WHAT THE TASK REQUIRES: Copy each line of the listing below exactly.
☆ ☆ ☆ ☆
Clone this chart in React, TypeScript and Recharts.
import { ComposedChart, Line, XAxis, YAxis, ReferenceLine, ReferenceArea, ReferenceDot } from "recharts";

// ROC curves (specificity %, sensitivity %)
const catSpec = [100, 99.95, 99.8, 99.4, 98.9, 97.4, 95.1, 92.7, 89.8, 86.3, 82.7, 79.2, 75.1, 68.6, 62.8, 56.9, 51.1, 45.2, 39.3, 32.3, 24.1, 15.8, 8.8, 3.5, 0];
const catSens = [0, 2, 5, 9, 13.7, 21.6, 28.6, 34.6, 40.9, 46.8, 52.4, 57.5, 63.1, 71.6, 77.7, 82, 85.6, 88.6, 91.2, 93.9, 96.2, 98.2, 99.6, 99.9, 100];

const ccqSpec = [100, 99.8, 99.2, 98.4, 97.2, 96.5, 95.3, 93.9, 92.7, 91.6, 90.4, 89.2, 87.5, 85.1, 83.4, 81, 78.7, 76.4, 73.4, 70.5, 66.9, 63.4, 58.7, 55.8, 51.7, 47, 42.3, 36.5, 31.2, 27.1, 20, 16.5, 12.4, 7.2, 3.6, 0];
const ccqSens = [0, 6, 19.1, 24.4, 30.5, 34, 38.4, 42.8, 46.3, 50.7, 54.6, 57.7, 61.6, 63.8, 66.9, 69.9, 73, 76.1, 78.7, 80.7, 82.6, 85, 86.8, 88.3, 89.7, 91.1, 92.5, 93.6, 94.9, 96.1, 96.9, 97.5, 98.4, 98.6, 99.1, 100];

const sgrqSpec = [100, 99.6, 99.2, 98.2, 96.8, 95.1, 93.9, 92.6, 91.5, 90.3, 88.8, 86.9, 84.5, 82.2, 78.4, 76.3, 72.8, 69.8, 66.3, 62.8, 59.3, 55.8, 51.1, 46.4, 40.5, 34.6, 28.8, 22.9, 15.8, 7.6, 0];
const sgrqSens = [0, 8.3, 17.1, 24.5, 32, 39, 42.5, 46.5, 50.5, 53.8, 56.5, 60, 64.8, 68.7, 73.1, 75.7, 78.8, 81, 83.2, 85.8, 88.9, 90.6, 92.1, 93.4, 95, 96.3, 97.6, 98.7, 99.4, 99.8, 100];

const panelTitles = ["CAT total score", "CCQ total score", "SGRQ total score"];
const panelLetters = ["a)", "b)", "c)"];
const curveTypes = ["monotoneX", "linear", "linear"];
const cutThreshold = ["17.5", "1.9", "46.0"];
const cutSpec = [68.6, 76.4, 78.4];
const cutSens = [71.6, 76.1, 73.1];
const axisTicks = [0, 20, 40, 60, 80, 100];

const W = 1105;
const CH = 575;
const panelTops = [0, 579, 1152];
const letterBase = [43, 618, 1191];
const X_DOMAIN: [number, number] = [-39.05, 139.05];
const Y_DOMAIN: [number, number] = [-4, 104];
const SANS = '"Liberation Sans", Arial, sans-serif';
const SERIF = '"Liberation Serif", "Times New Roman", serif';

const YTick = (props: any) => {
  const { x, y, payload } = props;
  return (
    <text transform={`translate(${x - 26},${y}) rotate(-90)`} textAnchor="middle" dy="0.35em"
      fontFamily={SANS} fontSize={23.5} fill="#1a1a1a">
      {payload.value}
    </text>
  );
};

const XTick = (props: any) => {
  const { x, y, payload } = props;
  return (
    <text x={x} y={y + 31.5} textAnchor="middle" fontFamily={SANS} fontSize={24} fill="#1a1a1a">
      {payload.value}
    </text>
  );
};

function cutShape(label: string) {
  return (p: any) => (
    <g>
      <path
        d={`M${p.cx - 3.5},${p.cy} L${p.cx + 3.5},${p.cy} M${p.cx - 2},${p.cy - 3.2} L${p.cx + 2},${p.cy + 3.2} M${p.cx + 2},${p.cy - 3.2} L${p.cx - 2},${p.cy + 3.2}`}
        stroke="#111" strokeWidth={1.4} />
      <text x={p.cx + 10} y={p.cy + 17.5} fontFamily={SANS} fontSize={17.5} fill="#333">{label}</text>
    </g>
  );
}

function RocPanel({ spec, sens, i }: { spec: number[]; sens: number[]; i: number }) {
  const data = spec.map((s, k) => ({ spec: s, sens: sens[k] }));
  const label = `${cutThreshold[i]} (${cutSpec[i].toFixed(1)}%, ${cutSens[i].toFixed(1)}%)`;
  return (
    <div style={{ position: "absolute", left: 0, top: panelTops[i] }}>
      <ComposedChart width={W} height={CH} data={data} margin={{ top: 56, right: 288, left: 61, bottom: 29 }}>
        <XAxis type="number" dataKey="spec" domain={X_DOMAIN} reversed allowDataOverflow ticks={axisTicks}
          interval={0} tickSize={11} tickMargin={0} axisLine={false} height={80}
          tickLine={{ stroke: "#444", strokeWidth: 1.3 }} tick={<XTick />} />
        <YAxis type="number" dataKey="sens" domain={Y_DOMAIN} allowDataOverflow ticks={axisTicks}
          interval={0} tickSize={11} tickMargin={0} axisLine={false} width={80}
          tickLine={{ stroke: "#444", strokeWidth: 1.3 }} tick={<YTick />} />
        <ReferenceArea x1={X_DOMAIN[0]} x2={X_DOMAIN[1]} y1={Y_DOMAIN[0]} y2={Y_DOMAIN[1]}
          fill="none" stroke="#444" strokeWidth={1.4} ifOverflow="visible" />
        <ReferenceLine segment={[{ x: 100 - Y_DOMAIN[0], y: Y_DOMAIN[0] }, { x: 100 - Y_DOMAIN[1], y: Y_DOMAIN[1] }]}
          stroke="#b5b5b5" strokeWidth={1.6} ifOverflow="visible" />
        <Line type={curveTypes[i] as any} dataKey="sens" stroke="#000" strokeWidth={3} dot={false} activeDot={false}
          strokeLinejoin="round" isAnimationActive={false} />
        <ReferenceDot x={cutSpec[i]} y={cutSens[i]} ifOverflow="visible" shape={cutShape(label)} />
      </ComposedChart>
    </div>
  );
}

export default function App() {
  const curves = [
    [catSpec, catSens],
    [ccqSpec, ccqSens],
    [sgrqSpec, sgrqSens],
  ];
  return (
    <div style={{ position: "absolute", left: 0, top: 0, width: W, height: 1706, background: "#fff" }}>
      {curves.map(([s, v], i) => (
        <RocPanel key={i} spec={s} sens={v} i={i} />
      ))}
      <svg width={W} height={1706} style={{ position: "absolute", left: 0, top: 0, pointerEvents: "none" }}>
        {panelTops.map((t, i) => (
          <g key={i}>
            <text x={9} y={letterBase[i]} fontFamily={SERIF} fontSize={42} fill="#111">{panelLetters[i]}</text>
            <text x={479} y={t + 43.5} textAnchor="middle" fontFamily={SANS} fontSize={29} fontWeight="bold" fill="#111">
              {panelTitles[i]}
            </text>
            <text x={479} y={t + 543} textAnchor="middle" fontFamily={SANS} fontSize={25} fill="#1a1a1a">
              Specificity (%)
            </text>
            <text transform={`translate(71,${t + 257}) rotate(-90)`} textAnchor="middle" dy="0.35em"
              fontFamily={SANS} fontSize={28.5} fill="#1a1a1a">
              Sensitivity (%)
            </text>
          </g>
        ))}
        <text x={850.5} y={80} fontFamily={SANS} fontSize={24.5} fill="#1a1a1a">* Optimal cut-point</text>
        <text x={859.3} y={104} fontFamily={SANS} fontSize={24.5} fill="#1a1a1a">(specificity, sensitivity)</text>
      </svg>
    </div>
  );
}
☆ ☆ ☆ ☆
FINAL RESULT:
Clone this chart in React, TypeScript and Recharts.
import { ComposedChart, Line, XAxis, YAxis, ReferenceLine, ReferenceArea, ReferenceDot } from "recharts";

// ROC curves (specificity %, sensitivity %)
const catSpec = [100, 99.95, 99.8, 99.4, 98.9, 97.4, 95.1, 92.7, 89.8, 86.3, 82.7, 79.2, 75.1, 68.6, 62.8, 56.9, 51.1, 45.2, 39.3, 32.3, 24.1, 15.8, 8.8, 3.5, 0];
const catSens = [0, 2, 5, 9, 13.7, 21.6, 28.6, 34.6, 40.9, 46.8, 52.4, 57.5, 63.1, 71.6, 77.7, 82, 85.6, 88.6, 91.2, 93.9, 96.2, 98.2, 99.6, 99.9, 100];

const ccqSpec = [100, 99.8, 99.2, 98.4, 97.2, 96.5, 95.3, 93.9, 92.7, 91.6, 90.4, 89.2, 87.5, 85.1, 83.4, 81, 78.7, 76.4, 73.4, 70.5, 66.9, 63.4, 58.7, 55.8, 51.7, 47, 42.3, 36.5, 31.2, 27.1, 20, 16.5, 12.4, 7.2, 3.6, 0];
const ccqSens = [0, 6, 19.1, 24.4, 30.5, 34, 38.4, 42.8, 46.3, 50.7, 54.6, 57.7, 61.6, 63.8, 66.9, 69.9, 73, 76.1, 78.7, 80.7, 82.6, 85, 86.8, 88.3, 89.7, 91.1, 92.5, 93.6, 94.9, 96.1, 96.9, 97.5, 98.4, 98.6, 99.1, 100];

const sgrqSpec = [100, 99.6, 99.2, 98.2, 96.8, 95.1, 93.9, 92.6, 91.5, 90.3, 88.8, 86.9, 84.5, 82.2, 78.4, 76.3, 72.8, 69.8, 66.3, 62.8, 59.3, 55.8, 51.1, 46.4, 40.5, 34.6, 28.8, 22.9, 15.8, 7.6, 0];
const sgrqSens = [0, 8.3, 17.1, 24.5, 32, 39, 42.5, 46.5, 50.5, 53.8, 56.5, 60, 64.8, 68.7, 73.1, 75.7, 78.8, 81, 83.2, 85.8, 88.9, 90.6, 92.1, 93.4, 95, 96.3, 97.6, 98.7, 99.4, 99.8, 100];

const panelTitles = ["CAT total score", "CCQ total score", "SGRQ total score"];
const panelLetters = ["a)", "b)", "c)"];
const curveTypes = ["monotoneX", "linear", "linear"];
const cutThreshold = ["17.5", "1.9", "46.0"];
const cutSpec = [68.6, 76.4, 78.4];
const cutSens = [71.6, 76.1, 73.1];
const axisTicks = [0, 20, 40, 60, 80, 100];

const W = 1105;
const CH = 575;
const panelTops = [0, 579, 1152];
const letterBase = [43, 618, 1191];
const X_DOMAIN: [number, number] = [-39.05, 139.05];
const Y_DOMAIN: [number, number] = [-4, 104];
const SANS = '"Liberation Sans", Arial, sans-serif';
const SERIF = '"Liberation Serif", "Times New Roman", serif';

const YTick = (props: any) => {
  const { x, y, payload } = props;
  return (
    <text transform={`translate(${x - 26},${y}) rotate(-90)`} textAnchor="middle" dy="0.35em"
      fontFamily={SANS} fontSize={23.5} fill="#1a1a1a">
      {payload.value}
    </text>
  );
};

const XTick = (props: any) => {
  const { x, y, payload } = props;
  return (
    <text x={x} y={y + 31.5} textAnchor="middle" fontFamily={SANS} fontSize={24} fill="#1a1a1a">
      {payload.value}
    </text>
  );
};

function cutShape(label: string) {
  return (p: any) => (
    <g>
      <path
        d={`M${p.cx - 3.5},${p.cy} L${p.cx + 3.5},${p.cy} M${p.cx - 2},${p.cy - 3.2} L${p.cx + 2},${p.cy + 3.2} M${p.cx + 2},${p.cy - 3.2} L${p.cx - 2},${p.cy + 3.2}`}
        stroke="#111" strokeWidth={1.4} />
      <text x={p.cx + 10} y={p.cy + 17.5} fontFamily={SANS} fontSize={17.5} fill="#333">{label}</text>
    </g>
  );
}

function RocPanel({ spec, sens, i }: { spec: number[]; sens: number[]; i: number }) {
  const data = spec.map((s, k) => ({ spec: s, sens: sens[k] }));
  const label = `${cutThreshold[i]} (${cutSpec[i].toFixed(1)}%, ${cutSens[i].toFixed(1)}%)`;
  return (
    <div style={{ position: "absolute", left: 0, top: panelTops[i] }}>
      <ComposedChart width={W} height={CH} data={data} margin={{ top: 56, right: 288, left: 61, bottom: 29 }}>
        <XAxis type="number" dataKey="spec" domain={X_DOMAIN} reversed allowDataOverflow ticks={axisTicks}
          interval={0} tickSize={11} tickMargin={0} axisLine={false} height={80}
          tickLine={{ stroke: "#444", strokeWidth: 1.3 }} tick={<XTick />} />
        <YAxis type="number" dataKey="sens" domain={Y_DOMAIN} allowDataOverflow ticks={axisTicks}
          interval={0} tickSize={11} tickMargin={0} axisLine={false} width={80}
          tickLine={{ stroke: "#444", strokeWidth: 1.3 }} tick={<YTick />} />
        <ReferenceArea x1={X_DOMAIN[0]} x2={X_DOMAIN[1]} y1={Y_DOMAIN[0]} y2={Y_DOMAIN[1]}
          fill="none" stroke="#444" strokeWidth={1.4} ifOverflow="visible" />
        <ReferenceLine segment={[{ x: 100 - Y_DOMAIN[0], y: Y_DOMAIN[0] }, { x: 100 - Y_DOMAIN[1], y: Y_DOMAIN[1] }]}
          stroke="#b5b5b5" strokeWidth={1.6} ifOverflow="visible" />
        <Line type={curveTypes[i] as any} dataKey="sens" stroke="#000" strokeWidth={3} dot={false} activeDot={false}
          strokeLinejoin="round" isAnimationActive={false} />
        <ReferenceDot x={cutSpec[i]} y={cutSens[i]} ifOverflow="visible" shape={cutShape(label)} />
      </ComposedChart>
    </div>
  );
}

export default function App() {
  const curves = [
    [catSpec, catSens],
    [ccqSpec, ccqSens],
    [sgrqSpec, sgrqSens],
  ];
  return (
    <div style={{ position: "absolute", left: 0, top: 0, width: W, height: 1706, background: "#fff" }}>
      {curves.map(([s, v], i) => (
        <RocPanel key={i} spec={s} sens={v} i={i} />
      ))}
      <svg width={W} height={1706} style={{ position: "absolute", left: 0, top: 0, pointerEvents: "none" }}>
        {panelTops.map((t, i) => (
          <g key={i}>
            <text x={9} y={letterBase[i]} fontFamily={SERIF} fontSize={42} fill="#111">{panelLetters[i]}</text>
            <text x={479} y={t + 43.5} textAnchor="middle" fontFamily={SANS} fontSize={29} fontWeight="bold" fill="#111">
              {panelTitles[i]}
            </text>
            <text x={479} y={t + 543} textAnchor="middle" fontFamily={SANS} fontSize={25} fill="#1a1a1a">
              Specificity (%)
            </text>
            <text transform={`translate(71,${t + 257}) rotate(-90)`} textAnchor="middle" dy="0.35em"
              fontFamily={SANS} fontSize={28.5} fill="#1a1a1a">
              Sensitivity (%)
            </text>
          </g>
        ))}
        <text x={850.5} y={80} fontFamily={SANS} fontSize={24.5} fill="#1a1a1a">* Optimal cut-point</text>
        <text x={859.3} y={104} fontFamily={SANS} fontSize={24.5} fill="#1a1a1a">(specificity, sensitivity)</text>
      </svg>
    </div>
  );
}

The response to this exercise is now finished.